(Note: The author of this fundamental analysis is a financial writer and portfolio manager.)
Gilead Sciences Inc. (GILD) stock has been a significant disappointment over the past few years. Its price has fallen by around 30 percent and isn't likely to rise anytime soon.
An article in Barrons recently noted that Gilead stock could increase by as much as 50 percent. That would take Gilead to nearly $113 a share, a price that is too rich for a stock with no revenue or earnings growth on the horizon.
It boils down to a catalyst, and Gilead has none presently. What is the catalyst that would make the stock rise over the next two or three years? Revenue for the company has been steadily declining since the first quarter of 2016 and is expected to continue to drop through 2018 before potentially stabilizing in 2019.
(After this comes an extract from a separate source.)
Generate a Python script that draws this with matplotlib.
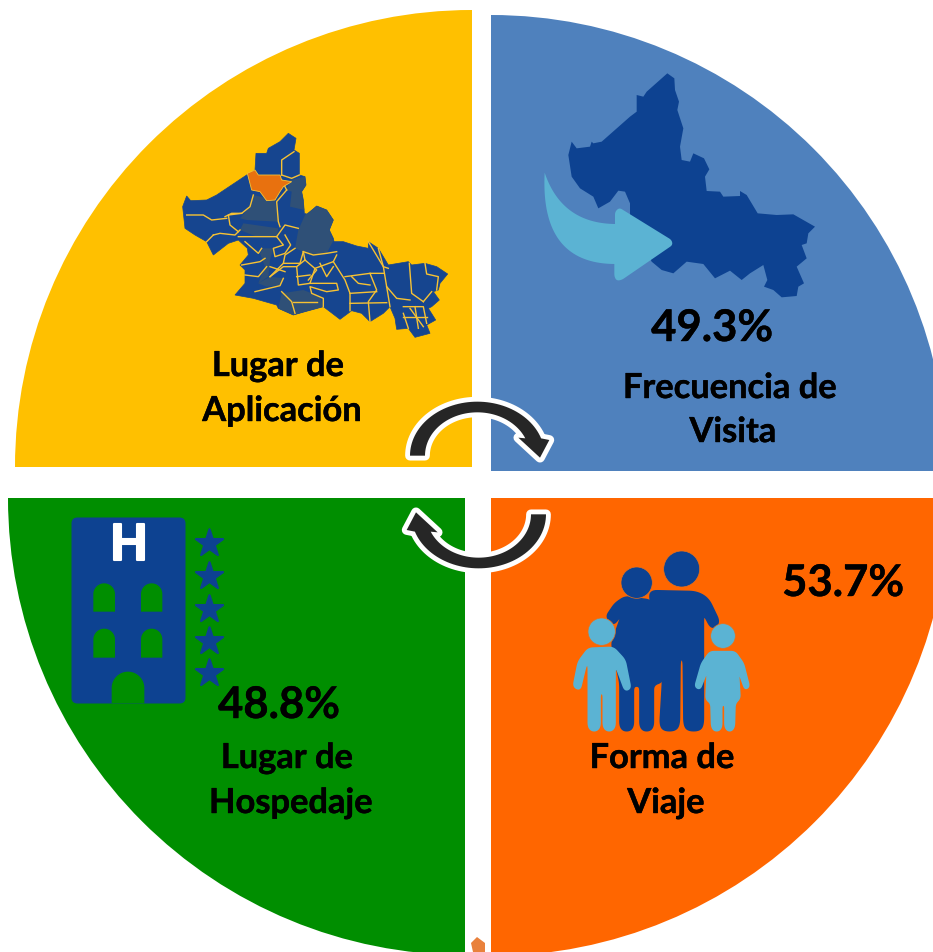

Falling sales of the company's hepatitis C drug have caused revenue to decline, and that lost revenue has yet to be replaced.
Based on estimates of revenue and earnings, Gilead shares are at best fairly valued. An argument could even be made that Gilead, from a fundamental standpoint, is overvalued at current levels, trading at 11 times one-year forward earnings estimates.
The reason is simple: Gilead's earnings are expected to decline by 21 percent in 2018. Should Gilead stock trade up to $113 per share, then it would be trading at 16 times forward earnings for both 2018 and 2019 because earnings are expected to be flat in 2019.
Revenue for Gilead has been steadily declining for nearly two years, and are expected to continue to drop until 2019. Analysts see revenue falling to $21.93 billion in 2019, from an expected $25.8 billion in 2017, a decrease of 15 percent.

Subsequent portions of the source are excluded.